Black Friday actually started on Wednesday for one area woman who works and shops in Ann Arbor. That means Thanksgiving dinner has been pushed back a day to accommodate her holiday shopping tradition.
Confused? Nikki Dodson isn't. This has been her Thanksgiving holiday shopping routine for the past 20 years. Armed with apps and coupons and the knowledge of what area store opens exactly at what time, she kicked off her Black Friday shopping online at midnight Wednesday.
Why does she do it?
"I think the adrenaline rush, the craziness. I'm one of those people that have the different apps on her phone and I get everything. You know, I'm weeks preparing with color-coordinated lists and I tell my people where to go, where they need to be at. You know, I go the day before, the sales that hit, to see where they're setting up everything. Some places have maps online already, but then, you have the other stores where you kind of have to see where everything is, so I can prepare for that.
Thursday Thanksgiving Day shopping was based on a strict schedule of which store to be at when and which money-saving deals she planned to go for.
With several teenagers to buy for, Dodson says her holiday savings strategy pays off.
"So, a lot of good deals. I probably save anywhere from $1000 to $2000 each year."
But she says this is not a shopping plan for the weak, adding sometimes Black Friday bargain hunting can get ugly.
"It is dangerous!
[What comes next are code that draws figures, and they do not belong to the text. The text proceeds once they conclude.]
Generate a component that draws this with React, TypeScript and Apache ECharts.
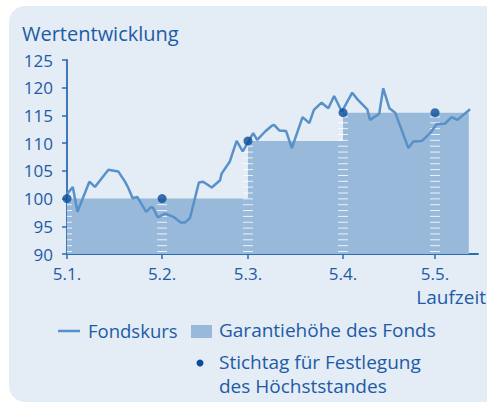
import React, { useEffect, useRef } from "react";
import * as echarts from "echarts";

// Fund price (Fondskurs): day offset from 5.1. and value
const fundDays = [0, 1.9, 3.4, 7.3, 9.1, 13.5, 16.7, 18.9, 20, 21.4, 22.9, 25.8, 27.3, 28, 29.6, 32, 34.7, 37.1, 38.5, 40.1, 43, 44.4, 47.2, 49.9, 50.4, 53.1, 55.3, 57.3, 60.7, 62, 64.6, 66.7, 67.5, 69.2, 71.4, 73.3, 76.8, 79, 80.5, 83, 85.2, 87.1, 89.6, 93, 94.7, 97.9, 98.8, 101.8, 103.1, 105.1, 107, 111.3, 112.9, 115.7, 118.4, 120.5, 123.2, 125.4, 127.3, 131.4];
const fundValues = [100.8, 102.1, 97.6, 103.05, 102.1, 105.2, 104.9, 103.05, 101.9, 100.05, 100.3, 97.6, 98.4, 98.4, 96.6, 97.3, 96.7, 95.7, 95.7, 96.5, 102.9, 103.05, 102.0, 103.3, 104.5, 106.7, 110.4, 108.5, 111.8, 110.6, 112.1, 113.1, 113.3, 112.3, 112.2, 109.1, 114.7, 113.6, 116.0, 117.3, 116.3, 118.5, 115.7, 119.1, 117.9, 116.1, 114.2, 115.3, 119.9, 116.3, 115.5, 109.1, 110.3, 110.4, 111.8, 113.4, 113.5, 114.7, 114.2, 116.1];

// Guarantee level (Garantiehöhe) steps
const guaranteeDays = [0, 59, 90, 131];
const guaranteeValues = [100, 110.4, 115.5, 115.5];

// Reference dates (Stichtag)
const stichtagDays = [0, 31, 59, 90, 120];
const stichtagValues = [100, 100, 110.4, 115.5, 115.5];
const tickLabels = ["5.1.", "5.2.", "5.3.", "5.4.", "5.5."];

const FONT = "'Open Sans', sans-serif";
const TEXT = "#1d5ba6";
const FILL = "#99b9da";
const LINE = "#5890c8";
const DOT = "#0b4d9b";
const AXIS = "#2c6cb2";

export default function App() {
  const ref = useRef<HTMLDivElement>(null);
  useEffect(() => {
    const chart = echarts.init(ref.current!, null, { renderer: "svg" });
    chart.setOption({
      animation: false,
      grid: { left: 67, right: 9, top: 60, bottom: 149 },
      xAxis: {
        type: "value",
        min: 0,
        max: 134,
        splitLine: { show: false },
        axisLine: { show: true, lineStyle: { color: AXIS, width: 1.8 } },
        axisTick: { show: true, length: 5, customValues: stichtagDays, lineStyle: { color: AXIS, width: 1.5 } },
        axisLabel: {
          customValues: stichtagDays,
          formatter: (v: number) => tickLabels[stichtagDays.indexOf(v)] ?? "",
          color: TEXT,
          fontFamily: FONT,
          fontSize: 17,
          margin: 11,
        },
      },
      yAxis: {
        type: "value",
        min: 90,
        max: 125,
        interval: 5,
        splitLine: { show: false },
        axisLine: { show: true, lineStyle: { color: AXIS, width: 1.8 } },
        axisTick: { show: true, length: 5, lineStyle: { color: AXIS, width: 1.5 } },
        axisLabel: { color: TEXT, fontFamily: FONT, fontSize: 17, margin: 14 },
      },
      series: [
        {
          type: "line",
          data: guaranteeDays.map((d, i) => [d, guaranteeValues[i]]),
          step: "end",
          showSymbol: false,
          lineStyle: { width: 0 },
          areaStyle: { color: FILL, opacity: 1, origin: "start" },
          z: 1,
        },
        {
          type: "custom",
          data: stichtagDays.map((d, i) => [d, stichtagValues[i]]),
          clip: true,
          z: 2,
          renderItem: (params: any, api: any) => {
            const x = api.value(0);
            const top = api.value(1);
            const pTop = api.coord([x, top]);
            const pBot = api.coord([x, 90]);
            const children: any[] = [];
            for (let y = pBot[1] - 2.5; y > pTop[1] + 4; y -= 5.85) {
              children.push({
                type: "line",
                shape: { x1: pTop[0] - 5, y1: y, x2: pTop[0] + 5, y2: y },
                style: { stroke: "rgba(255,255,255,0.8)", lineWidth: 1 },
              });
            }
            return { type: "group", children };
          },
        },
        {
          type: "line",
          data: fundDays.map((d, i) => [d, fundValues[i]]),
          showSymbol: false,
          lineStyle: { color: LINE, width: 2.5 },
          z: 3,
        },
        {
          type: "scatter",
          data: stichtagDays.map((d, i) => [d, stichtagValues[i]]),
          symbolSize: 9,
          itemStyle: { color: DOT },
          z: 4,
          clip: false,
        },
      ],
      graphic: [
        {
          type: "rect",
          z: -10,
          silent: true,
          shape: { x: 9, y: 6, width: 500, height: 396, r: [16, 0, 0, 16] },
          style: { fill: "#e4ecf5" },
        },
        {
          type: "text",
          x: 22,
          y: 33,
          style: { text: "Wertentwicklung", fill: TEXT, font: `20px ${FONT}`, textVerticalAlign: "middle" },
        },
        {
          type: "text",
          x: 486,
          y: 297,
          style: { text: "Laufzeit", fill: TEXT, font: `19px ${FONT}`, textAlign: "right", textVerticalAlign: "middle" },
        },
        { type: "line", shape: { x1: 58, y1: 331, x2: 80, y2: 331 }, style: { stroke: LINE, lineWidth: 2.5 } },
        { type: "text", x: 88, y: 330, style: { text: "Fondskurs", fill: TEXT, font: `18.5px ${FONT}`, textVerticalAlign: "middle" } },
        { type: "rect", shape: { x: 191, y: 325, width: 21, height: 13 }, style: { fill: FILL } },
        { type: "text", x: 219, y: 330, style: { text: "Garantiehöhe des Fonds", fill: TEXT, font: `19px ${FONT}`, textVerticalAlign: "middle" } },
        { type: "circle", shape: { cx: 200, cy: 363, r: 3.5 }, style: { fill: DOT } },
        { type: "text", x: 219, y: 362, style: { text: "Stichtag für Festlegung", fill: TEXT, font: `19px ${FONT}`, textVerticalAlign: "middle" } },
        { type: "text", x: 219, y: 386, style: { text: "des Höchststandes", fill: TEXT, font: `19px ${FONT}`, textVerticalAlign: "middle" } },
      ],
    });
    return () => chart.dispose();
  }, []);
  return (
    <div
      ref={ref}
      style={{ position: "fixed", left: 0, top: 0, width: 487, height: 403, background: "#ffffff" }}
    />
  );
}
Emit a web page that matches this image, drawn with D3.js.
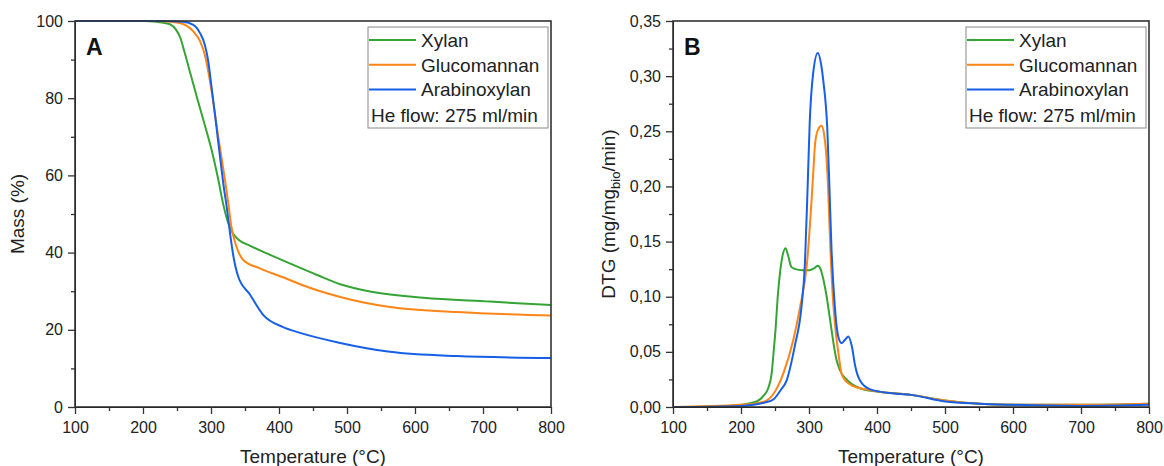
<!DOCTYPE html>
<html>
<head>
<meta charset="utf-8">
<script src="https://cdn.jsdelivr.net/npm/d3@7"></script>
<style>
  body { margin: 0; background: #fff; }
  svg { font-family: "Liberation Sans", Arial, sans-serif; }
</style>
</head>
<body>
<svg id="chart"></svg>
<script>
// series names + colours (legend order)
const seriesNames = ["Xylan", "Glucomannan", "Arabinoxylan"];
const seriesColors = ["#34a534", "#ff8517", "#175fe6"];
const flowNote = "He flow: 275 ml/min";

// x ticks shared by both panels
const tempTicks = [100, 200, 300, 400, 500, 600, 700, 800];
const tempMinor = [150, 250, 350, 450, 550, 650, 750];
const massTicks = [0, 20, 40, 60, 80, 100];
const massMinor = [10, 30, 50, 70, 90];
const dtgTicks = [0, 0.05, 0.1, 0.15, 0.2, 0.25, 0.3, 0.35];
const dtgMinor = [0.025, 0.075, 0.125, 0.175, 0.225, 0.275, 0.325];

// panel A: mass (%) vs temperature, [T, value]
const xylanMass = [[100,100],[200,100],[220,99.8],[232,99.5],[240,99.1],[248,97.9],[255,95.6],[260,92.6],[270,86.2],[280,79.8],[290,73.6],[300,67.2],[310,59.5],[318,52.5],[325,47.8],[332,45],[340,43.4],[357,41.8],[387,39.4],[421,36.8],[456,34.2],[490,31.8],[538,29.8],[612,28.3],[710,27.3],[800,26.4]];
const glucoMass = [[100,100],[220,100],[240,99.8],[254,99.5],[274,97.3],[284,94.7],[291,91.2],[296,86.9],[301,81.7],[306,75.6],[311,69.6],[316,64],[321,58.3],[325.5,52.7],[330,46.7],[337.5,41.5],[347.5,38.1],[372,35.9],[406,33.6],[431,31.8],[490,28.5],[563,25.9],[661,24.6],[800,23.7]];
const arabMass = [[100,100],[230,100],[259,99.8],[274,99],[284,96.8],[291,93.8],[296,89.5],[301,82.6],[306,75.6],[310,69.6],[313.5,64.5],[318,58],[323,51.9],[328,45],[333,39],[340,33.8],[357,29.2],[377,23.8],[406,20.7],[431,19.2],[490,16.6],[563,14.3],[661,13.2],[800,12.7]];

// panel B: DTG (mg/mg_bio/min) vs temperature, [T, value]
const xylanDtg = [[100,0],[180,0.001],[200,0.002],[223,0.005],[233,0.01],[240,0.017],[245,0.03],[248,0.05],[251,0.072],[254,0.1],[258,0.125],[261,0.137],[265.5,0.144],[269,0.138],[274,0.127],[280,0.125],[290,0.124],[301,0.124],[308,0.126],[313,0.128],[317,0.125],[321,0.116],[326,0.1],[331,0.079],[336,0.058],[340,0.044],[345,0.034],[356,0.0245],[375,0.017],[400,0.014],[450,0.011],[500,0.006],[550,0.003],[600,0.002],[700,0.002],[800,0.003]];
const glucoDtg = [[100,0],[200,0.002],[220,0.003],[238,0.006],[250,0.014],[262,0.03],[277,0.061],[287,0.091],[297,0.13],[303,0.18],[306,0.21],[309,0.239],[313,0.251],[318.5,0.255],[322,0.248],[325,0.232],[328,0.2],[331,0.15],[335,0.1],[339,0.07],[343,0.05],[348,0.03],[355,0.023],[365,0.019],[384,0.016],[400,0.014],[450,0.011],[500,0.006],[550,0.003],[600,0.002],[700,0.002],[800,0.003]];
const arabDtg = [[100,0],[200,0.001],[218,0.002],[235,0.004],[248,0.007],[258,0.015],[267,0.024],[279,0.055],[289,0.091],[294,0.13],[298,0.2],[301,0.257],[306,0.302],[313,0.321],[318,0.31],[321,0.296],[327,0.251],[330,0.2],[333,0.145],[338,0.091],[343,0.064],[348,0.058],[353,0.061],[358,0.064],[363,0.055],[368,0.037],[375,0.024],[390,0.016],[429,0.012],[450,0.011],[500,0.005],[550,0.003],[600,0.002],[700,0.001],[800,0.002]];

const w = 1164;
const h = 466;
const svg = d3.select("#chart").attr("width", w).attr("height", h);

const drawPanel = (opts) => {
  const { left, right, top, bottom, yDomain, yTicks, yMinor, yFormat, letter, series } = opts;
  const xScale = d3.scaleLinear().domain([100, 800]).range([left, right]);
  const yScale = d3.scaleLinear().domain(yDomain).range([bottom, top]);
  const g = svg.append("g");

  // curves
  const line = d3.line()
    .x((d) => xScale(d[0]))
    .y((d) => yScale(d[1]))
    .curve(d3.curveMonotoneX);
  series.forEach((s, i) => {
    g.append("path")
      .datum(s)
      .attr("fill", "none")
      .attr("stroke", seriesColors[i])
      .attr("stroke-width", 2)
      .attr("d", line);
  });

  // minor ticks
  g.append("g")
    .attr("transform", "translate(0," + bottom + ")")
    .call(d3.axisBottom(xScale).tickValues(tempMinor).tickSize(4).tickFormat("").tickSizeOuter(0))
    .call((a) => a.select(".domain").remove());
  g.append("g")
    .attr("transform", "translate(" + left + ",0)")
    .call(d3.axisLeft(yScale).tickValues(yMinor).tickSize(4).tickFormat("").tickSizeOuter(0))
    .call((a) => a.select(".domain").remove());

  // major axes
  const xAxis = g.append("g")
    .attr("transform", "translate(0," + bottom + ")")
    .call(d3.axisBottom(xScale).tickValues(tempTicks).tickSize(7).tickPadding(8).tickSizeOuter(0).tickFormat(d3.format("d")));
  const yAxis = g.append("g")
    .attr("transform", "translate(" + left + ",0)")
    .call(d3.axisLeft(yScale).tickValues(yTicks).tickSize(7).tickPadding(5).tickSizeOuter(0).tickFormat(yFormat));
  [xAxis, yAxis].forEach((a) => {
    a.selectAll("text").style("font-size", "16px").attr("fill", "#222");
  });
  g.selectAll(".tick line").attr("stroke", "#333").attr("stroke-width", 1.3);

  // frame
  g.append("rect")
    .attr("x", left)
    .attr("y", top)
    .attr("width", right - left)
    .attr("height", bottom - top)
    .attr("fill", "none")
    .attr("stroke", "#333")
    .attr("stroke-width", 1.6);

  // panel letter
  g.append("text")
    .attr("x", left + 11)
    .attr("y", top + 34)
    .style("font-size", "23px")
    .style("font-weight", "bold")
    .attr("fill", "#111")
    .text(letter);

  // x title
  g.append("text")
    .attr("x", (left + right) / 2)
    .attr("y", 463)
    .attr("text-anchor", "middle")
    .style("font-size", "19px")
    .attr("fill", "#222")
    .text("Temperature (°C)");

  // legend
  const lx = right - 183;
  const leg = g.append("g");
  leg.append("rect")
    .attr("x", lx)
    .attr("y", top + 6)
    .attr("width", 180)
    .attr("height", 101)
    .attr("fill", "#fff")
    .attr("stroke", "#888")
    .attr("stroke-width", 1);
  seriesNames.forEach((name, i) => {
    const cy = top + 19 + i * 24.7;
    leg.append("line")
      .attr("x1", lx + 1)
      .attr("x2", lx + 48)
      .attr("y1", cy)
      .attr("y2", cy)
      .attr("stroke", seriesColors[i])
      .attr("stroke-width", 2);
    leg.append("text")
      .attr("x", lx + 53)
      .attr("y", cy + 7)
      .style("font-size", "19px")
      .attr("fill", "#222")
      .text(name);
  });
  leg.append("text")
    .attr("x", lx + 3)
    .attr("y", top + 100.5)
    .style("font-size", "19px")
    .attr("fill", "#222")
    .text(flowNote);

  return g;
};

const commaFmt = (d) => d3.format(".2f")(d).replace(".", ",");

const gA = drawPanel({
  left: 75, right: 551, top: 21, bottom: 407,
  yDomain: [0, 100], yTicks: massTicks, yMinor: massMinor,
  yFormat: d3.format("d"), letter: "A",
  series: [xylanMass, glucoMass, arabMass],
});
gA.append("text")
  .attr("transform", "translate(24,214) rotate(-90)")
  .attr("text-anchor", "middle")
  .style("font-size", "19px")
  .attr("fill", "#222")
  .text("Mass (%)");

const gB = drawPanel({
  left: 673, right: 1149, top: 21, bottom: 407,
  yDomain: [0, 0.35], yTicks: dtgTicks, yMinor: dtgMinor,
  yFormat: commaFmt, letter: "B",
  series: [xylanDtg, glucoDtg, arabDtg],
});
const dtgTitle = gB.append("text")
  .attr("transform", "translate(615,214) rotate(-90)")
  .attr("text-anchor", "middle")
  .style("font-size", "19px")
  .attr("fill", "#222");
dtgTitle.append("tspan").text("DTG (mg/mg");
dtgTitle.append("tspan").attr("dy", 5).style("font-size", "13px").text("bio");
dtgTitle.append("tspan").attr("dy", -5).text("/min)");
</script>
</body>
</html>
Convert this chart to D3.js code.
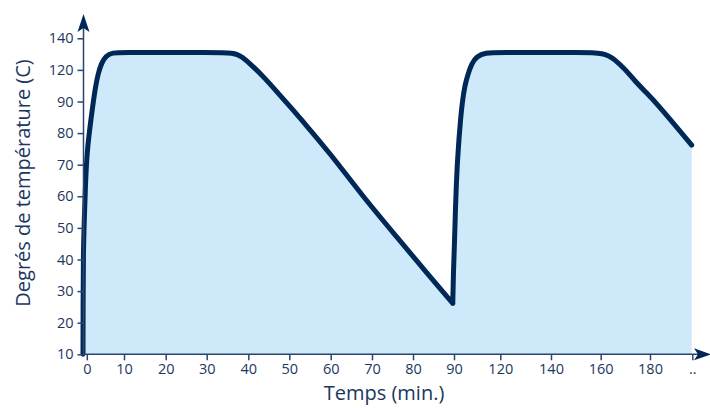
<!DOCTYPE html>
<html>
<head>
<meta charset="utf-8">
<script src="https://cdn.jsdelivr.net/npm/d3@7"></script>
<style>
    body { margin: 0; background: #fff; }
    text { font-family: "Open Sans", sans-serif; fill: #1c375e; }
</style>
</head>
<body>
<script>
// tick labels (the axes are not linear: every label sits at the same distance)
const xTicks = [0, 10, 20, 30, 40, 50, 60, 70, 80, 90, 120, 140, 160, 180, 200];
const xTickLabels = ["0", "10", "20", "30", "40", "50", "60", "70", "80", "90", "120", "140", "160", "180", ".."];
const yTicks = [10, 20, 30, 40, 50, 60, 70, 80, 90, 120, 140];

// temperature curve
const minutes = [-1.02, -0.99, -0.94, -0.67, -0.4, 0.05, 0.59, 1.13, 1.67, 2.28, 3.01, 3.95, 5.16, 6.77,
                 10, 20, 30, 36.8, 38.4, 40.8, 44.1, 47.3, 50.6, 53, 59.8, 67.8, 76, 84.1, 89.7,
                 89.87, 90.39, 90.91, 91.49, 92.2, 93.24, 94.3, 95.4, 97.1, 98.9, 101.5, 104.7, 110.1,
                 120, 140, 150, 161.7, 165.8, 169.9, 174, 178.1, 183.2, 199.7];
const temps = [10, 27.2, 42.1, 52.5, 63, 73.6, 79.4, 84.5, 89.2, 102.8, 116.1, 124.4, 128.8, 131,
               131, 131, 131, 131, 128.4, 123.1, 112, 97.8, 87.8, 84.1, 73.7, 59.9, 47.2, 34.6, 26.1,
               36.7, 46.2, 55.7, 63.6, 70.9, 78.4, 84.7, 89.9, 105.7, 115.2, 124.2, 128.4, 131,
               131, 131, 131, 131, 126.5, 120.4, 109.2, 99.3, 89.4, 76.2];
// the curve has a sharp corner at this point (end of cooling)
const cornerIndex = 28;

let width = 710, height = 408;

var svg = d3.select("body")
            .append("svg")
            .attr("width", width)
            .attr("height", height);

var xScale = d3.scaleLinear()
            .domain(xTicks)
            .range([86.8, 124, 165.7, 206.7, 248.3, 289.3, 330.7, 372, 413, 454, 500.3, 551, 600.7, 650, 692.3]);

var yScale = d3.scaleLinear()
            .domain(yTicks)
            .range(yTicks.map((d, i) => 354.3 - i * 31.6));

let points = minutes.map((m, i) => [m, temps[i]]);
let parts = [points.slice(0, cornerIndex + 1), points.slice(cornerIndex)];

var area = d3.area()
            .x((d) => xScale(d[0]))
            .y0(yScale(10))
            .y1((d) => yScale(d[1]))
            .curve(d3.curveBasis);

var line = d3.line()
            .x((d) => xScale(d[0]))
            .y((d) => yScale(d[1]))
            .curve(d3.curveBasis);

svg.append("path")
   .attr("d", parts.map((p) => area(p)).join(""))
   .attr("fill", "#cde9fa");

svg.append("path")
   .attr("d", parts.map((p) => line(p)).join(""))
   .attr("fill", "none")
   .attr("stroke", "#002856")
   .attr("stroke-width", 5)
   .attr("stroke-linejoin", "round")
   .attr("stroke-linecap", "round");

var xAxis = d3.axisBottom()
            .scale(xScale)
            .tickValues(xTicks)
            .tickFormat((d, i) => xTickLabels[i])
            .tickSizeOuter(0)
            .tickSize(6)
            .tickPadding(3);

var yAxis = d3.axisLeft()
            .scale(yScale)
            .tickValues(yTicks)
            .tickSizeOuter(0)
            .tickSize(6)
            .tickPadding(4);

let gx = svg.append("g")
   .attr("transform", `translate(0, ${yScale(10)})`)
   .call(xAxis);

let gy = svg.append("g")
   .attr("transform", "translate(83.5, 0)")
   .call(yAxis);

[gx, gy].forEach(function(g) {
    g.select(".domain").remove();
    g.selectAll(".tick line").attr("stroke", "#2a4670").attr("stroke-width", 1.5);
    g.selectAll(".tick text")
     .attr("font-family", "Open Sans")
     .attr("font-size", 14.5)
     .attr("fill", "#1c375e");
});

// axis lines with arrow heads
svg.append("line")
   .attr("x1", 83.5).attr("y1", yScale(10))
   .attr("x2", 83.5).attr("y2", 22)
   .attr("stroke", "#2a4670").attr("stroke-width", 1.5);

svg.append("line")
   .attr("x1", 83.5).attr("y1", yScale(10))
   .attr("x2", 703).attr("y2", yScale(10))
   .attr("stroke", "#2a4670").attr("stroke-width", 1.5);

svg.append("path")
   .attr("d", "M83.5,14 L89.5,32 L83.5,28 L77.5,32 Z")
   .attr("fill", "#002856");

let yb = yScale(10);
svg.append("path")
   .attr("d", `M711,${yb} L694,${yb - 6} L698,${yb} L694,${yb + 6} Z`)
   .attr("fill", "#002856");

svg.append("text")
   .attr("x", 384)
   .attr("y", 400)
   .attr("text-anchor", "middle")
   .attr("font-size", 20)
   .text("Temps (min.)");

svg.append("text")
   .attr("transform", "translate(30, 183) rotate(-90)")
   .attr("text-anchor", "middle")
   .attr("font-size", 20)
   .text("Degrés de température (C)");
</script>
</body>
</html>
You have to be ready to go, because people are very aggressive, and they want what they want. Like, a lot of the stuff is wrapped in a black, plastic wrap, and people will start cutting it off early. It's like a free-for-all. People are jumping on heads and fighting and stealing things out of cars. It gets ugly!
Because of her highly coordinated sale shopping schedule, she says she and her family decided it worked better for everyone to celebrate Thanksgiving a day later.